[Records]
-.-.-
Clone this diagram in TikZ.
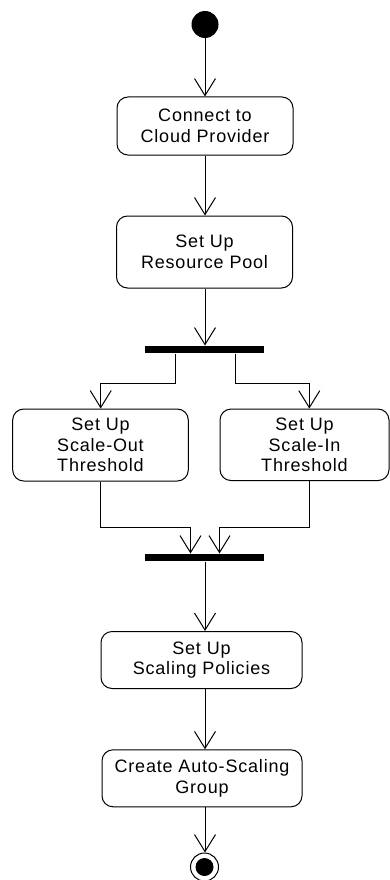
\documentclass[tikz,border=0pt]{standalone}
\usepackage{fontspec}
\setmainfont{Liberation Sans}[LetterSpace=4.5]
\usetikzlibrary{arrows.meta}
\begin{document}
\begin{tikzpicture}[x=1pt,y=-1pt,
  line width=1pt,
  act/.style={draw, rounded corners=11pt, align=center, inner sep=0pt,
    font=\fontsize{18}{20.5}\selectfont},
  bar/.style={fill=black, inner sep=0pt, minimum width=119pt, minimum height=7pt},
  arr/.style={-{Straight Barb[length=17pt,width=21pt,line width=1pt]}}]
\useasboundingbox (0,0) rectangle (390,880);
\node[circle, fill=black, minimum size=27pt, inner sep=0pt] (start) at (205,24.5) {};
\node[act, minimum width=176pt, minimum height=58pt] (b1) at (205,126) {Connect to\\Cloud Provider};
\node[act, minimum width=176pt, minimum height=72pt] (b2) at (204.5,252) {Set Up\\Resource Pool};
\node[bar] (f1) at (204.5,349.5) {};
\node[act, minimum width=175.6pt, minimum height=72pt] (l) at (100.5,445) {Set Up\\Scale-Out\\Threshold};
\node[act, minimum width=169pt, minimum height=71.5pt] (r) at (304.5,444.8) {Set Up\\Scale-In\\Threshold};
\node[bar] (f2) at (204.5,557.5) {};
\node[act, minimum width=201pt, minimum height=57pt] (b5) at (201.5,660) {Set Up\\Scaling Policies};
\node[act, minimum width=200pt, minimum height=57pt] (b6) at (202,778.3) {Create Auto-Scaling\\Group};
\node[circle, draw, minimum size=28pt, inner sep=0pt] (end) at (204.5,867) {};
\node[circle, fill=black, minimum size=18pt, inner sep=0pt] (endin) at (end.center) {};
\draw[arr] (start) -- (b1.north -| start);
\draw[arr] (b1.south -| start) -- (b2.north -| start);
\draw[arr] (b2.south -| start) -- (f1.north -| start);
\draw[arr] ([xshift=-29pt]f1.south) -- ++(0,30) -| ([xshift=0.2pt]l.north);
\draw[arr] ([xshift=30.5pt]f1.south) -- ++(0,30) -| ([xshift=4.8pt]r.north);
\draw[arr] (l.south) -- ++(0,46.3) -| ([xshift=-14pt]f2.north);
\draw[arr] ([xshift=4.8pt]r.south) -- ++(0,46.8) -| ([xshift=15pt]f2.north);
\draw[arr] (f2.south -| start) -- (b5.north -| start);
\draw[arr] (b5.south -| start) -- (b6.north -| start);
\draw[arr] (b6.south -| start) -- (end.north -| start);
\end{tikzpicture}
\end{document}
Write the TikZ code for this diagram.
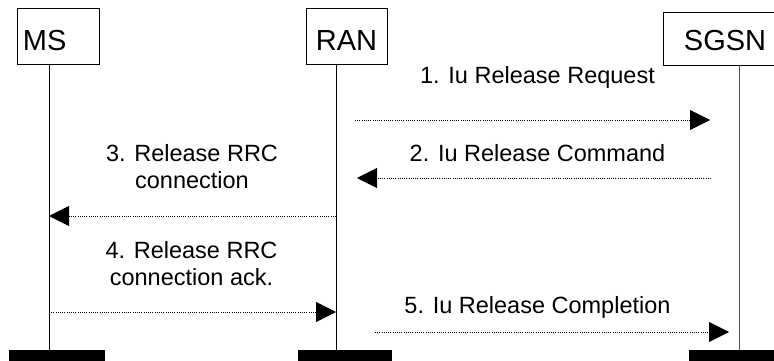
\documentclass[tikz,border=0pt]{standalone}
\usepackage{fontspec}
\setmainfont{Liberation Sans}
\usetikzlibrary{arrows.meta}

\tikzset{
    entity/.style={draw,line width=0.8pt,minimum height=56pt,inner sep=0pt,
        font=\fontsize{29}{34}\selectfont,text height=30pt,text depth=0pt},
    msg/.style={line width=0.9pt,dash pattern=on 1pt off 1.2pt,
        -{Triangle[length=20pt,width=20pt]}},
    lbl/.style={font=\fontsize{23.5}{26.5}\selectfont,align=center,anchor=base,inner sep=0pt},
    lifeline/.style={line width=0.8pt},
    bar/.style={fill=black,minimum width=96pt,minimum height=16pt,inner sep=0pt,anchor=north west}
}

\begin{document}
\begin{tikzpicture}[x=1pt,y=-1pt]
    \useasboundingbox (0,0) rectangle (774,361);

    % entities
    \node[entity,minimum width=82pt,text width=70pt,align=left] (ms) at (58,36) {MS};
    \node[entity,minimum width=81pt] (ran) at (346.5,36) {RAN};
    \node[entity,minimum width=124pt,minimum height=53pt,text height=25pt] (sgsn) at (725,38.5) {SGSN};

    % end bars
    \node[bar] (msbar) at (9,350) {};
    \node[bar,minimum width=94pt] (ranbar) at (298,350) {};
    \node[bar] (sgsnbar) at (689,350) {};

    % lifelines
    \coordinate (mstop) at (49,64);
    \coordinate (msbot) at (49,350);
    \coordinate (rantop) at (336,64);
    \coordinate (ranbot) at (336,350);
    \coordinate (sgsntop) at (739,65);
    \coordinate (sgsnbot) at (739,350);
    \draw[lifeline] (mstop) -- (msbot);
    \draw[lifeline] (rantop) -- (ranbot);
    \draw[lifeline,black!70] (sgsntop) -- (sgsnbot);

    % messages
    \coordinate (m1s) at (355,120);
    \coordinate (m1e) at (710,120);
    \coordinate (m2s) at (711,178);
    \coordinate (m2e) at (357,178);
    \coordinate (m3s) at (336,216);
    \coordinate (m3e) at (49,216);
    \coordinate (m4s) at (49,312);
    \coordinate (m4e) at (336,312);
    \coordinate (m5s) at (375,332);
    \coordinate (m5e) at (729,332);
    \draw[msg] (m1s) -- (m1e);
    \draw[msg] (m2s) -- (m2e);
    \draw[msg] (m3s) -- (m3e);
    \draw[msg] (m4s) -- (m4e);
    \draw[msg] (m5s) -- (m5e);

    % labels (base = last line)
    \node[lbl] (l1) at (537.5,84) {1. Iu Release Request};
    \node[lbl] (l2) at (537.5,161) {2. Iu Release Command};
    \node[lbl] (l3) at (192,188) {3. Release RRC\\connection};
    \node[lbl] (l4) at (191.5,285) {4. Release RRC\\connection ack.};
    \node[lbl] (l5) at (537.5,313) {5. Iu Release Completion};
\end{tikzpicture}
\end{document}
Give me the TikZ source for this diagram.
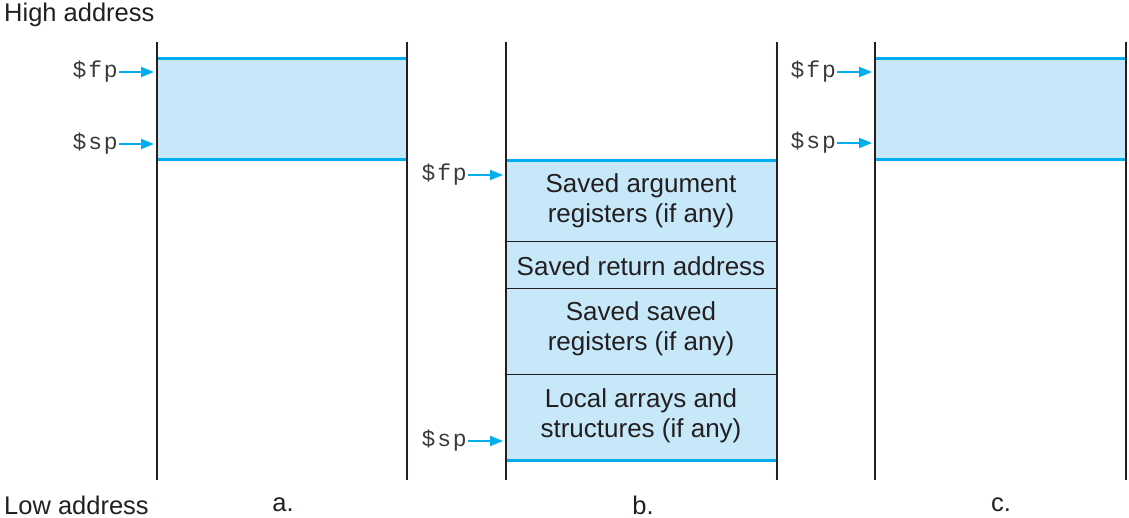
-.-.-
◆ SHORT TASK
From the entries above, output every line exactly and omit any image.

◆ EXPECTED ANSWER
Clone this diagram in TikZ.
\documentclass[tikz,border=0pt]{standalone}
\usepackage{fontspec}
\setmainfont{Liberation Sans}[LetterSpace=4.5]
\usetikzlibrary{arrows.meta}
\begin{document}
\begin{tikzpicture}[x=1pt,y=-1pt,
  line width=1pt,
  act/.style={draw, rounded corners=11pt, align=center, inner sep=0pt,
    font=\fontsize{18}{20.5}\selectfont},
  bar/.style={fill=black, inner sep=0pt, minimum width=119pt, minimum height=7pt},
  arr/.style={-{Straight Barb[length=17pt,width=21pt,line width=1pt]}}]
\useasboundingbox (0,0) rectangle (390,880);
\node[circle, fill=black, minimum size=27pt, inner sep=0pt] (start) at (205,24.5) {};
\node[act, minimum width=176pt, minimum height=58pt] (b1) at (205,126) {Connect to\\Cloud Provider};
\node[act, minimum width=176pt, minimum height=72pt] (b2) at (204.5,252) {Set Up\\Resource Pool};
\node[bar] (f1) at (204.5,349.5) {};
\node[act, minimum width=175.6pt, minimum height=72pt] (l) at (100.5,445) {Set Up\\Scale-Out\\Threshold};
\node[act, minimum width=169pt, minimum height=71.5pt] (r) at (304.5,444.8) {Set Up\\Scale-In\\Threshold};
\node[bar] (f2) at (204.5,557.5) {};
\node[act, minimum width=201pt, minimum height=57pt] (b5) at (201.5,660) {Set Up\\Scaling Policies};
\node[act, minimum width=200pt, minimum height=57pt] (b6) at (202,778.3) {Create Auto-Scaling\\Group};
\node[circle, draw, minimum size=28pt, inner sep=0pt] (end) at (204.5,867) {};
\node[circle, fill=black, minimum size=18pt, inner sep=0pt] (endin) at (end.center) {};
\draw[arr] (start) -- (b1.north -| start);
\draw[arr] (b1.south -| start) -- (b2.north -| start);
\draw[arr] (b2.south -| start) -- (f1.north -| start);
\draw[arr] ([xshift=-29pt]f1.south) -- ++(0,30) -| ([xshift=0.2pt]l.north);
\draw[arr] ([xshift=30.5pt]f1.south) -- ++(0,30) -| ([xshift=4.8pt]r.north);
\draw[arr] (l.south) -- ++(0,46.3) -| ([xshift=-14pt]f2.north);
\draw[arr] ([xshift=4.8pt]r.south) -- ++(0,46.8) -| ([xshift=15pt]f2.north);
\draw[arr] (f2.south -| start) -- (b5.north -| start);
\draw[arr] (b5.south -| start) -- (b6.north -| start);
\draw[arr] (b6.south -| start) -- (end.north -| start);
\end{tikzpicture}
\end{document}
Write the TikZ code for this diagram.
\documentclass[tikz,border=0pt]{standalone}
\usepackage{fontspec}
\setmainfont{Liberation Sans}
\usetikzlibrary{arrows.meta}

\tikzset{
    entity/.style={draw,line width=0.8pt,minimum height=56pt,inner sep=0pt,
        font=\fontsize{29}{34}\selectfont,text height=30pt,text depth=0pt},
    msg/.style={line width=0.9pt,dash pattern=on 1pt off 1.2pt,
        -{Triangle[length=20pt,width=20pt]}},
    lbl/.style={font=\fontsize{23.5}{26.5}\selectfont,align=center,anchor=base,inner sep=0pt},
    lifeline/.style={line width=0.8pt},
    bar/.style={fill=black,minimum width=96pt,minimum height=16pt,inner sep=0pt,anchor=north west}
}

\begin{document}
\begin{tikzpicture}[x=1pt,y=-1pt]
    \useasboundingbox (0,0) rectangle (774,361);

    % entities
    \node[entity,minimum width=82pt,text width=70pt,align=left] (ms) at (58,36) {MS};
    \node[entity,minimum width=81pt] (ran) at (346.5,36) {RAN};
    \node[entity,minimum width=124pt,minimum height=53pt,text height=25pt] (sgsn) at (725,38.5) {SGSN};

    % end bars
    \node[bar] (msbar) at (9,350) {};
    \node[bar,minimum width=94pt] (ranbar) at (298,350) {};
    \node[bar] (sgsnbar) at (689,350) {};

    % lifelines
    \coordinate (mstop) at (49,64);
    \coordinate (msbot) at (49,350);
    \coordinate (rantop) at (336,64);
    \coordinate (ranbot) at (336,350);
    \coordinate (sgsntop) at (739,65);
    \coordinate (sgsnbot) at (739,350);
    \draw[lifeline] (mstop) -- (msbot);
    \draw[lifeline] (rantop) -- (ranbot);
    \draw[lifeline,black!70] (sgsntop) -- (sgsnbot);

    % messages
    \coordinate (m1s) at (355,120);
    \coordinate (m1e) at (710,120);
    \coordinate (m2s) at (711,178);
    \coordinate (m2e) at (357,178);
    \coordinate (m3s) at (336,216);
    \coordinate (m3e) at (49,216);
    \coordinate (m4s) at (49,312);
    \coordinate (m4e) at (336,312);
    \coordinate (m5s) at (375,332);
    \coordinate (m5e) at (729,332);
    \draw[msg] (m1s) -- (m1e);
    \draw[msg] (m2s) -- (m2e);
    \draw[msg] (m3s) -- (m3e);
    \draw[msg] (m4s) -- (m4e);
    \draw[msg] (m5s) -- (m5e);

    % labels (base = last line)
    \node[lbl] (l1) at (537.5,84) {1. Iu Release Request};
    \node[lbl] (l2) at (537.5,161) {2. Iu Release Command};
    \node[lbl] (l3) at (192,188) {3. Release RRC\\connection};
    \node[lbl] (l4) at (191.5,285) {4. Release RRC\\connection ack.};
    \node[lbl] (l5) at (537.5,313) {5. Iu Release Completion};
\end{tikzpicture}
\end{document}
Give me the TikZ source for this diagram.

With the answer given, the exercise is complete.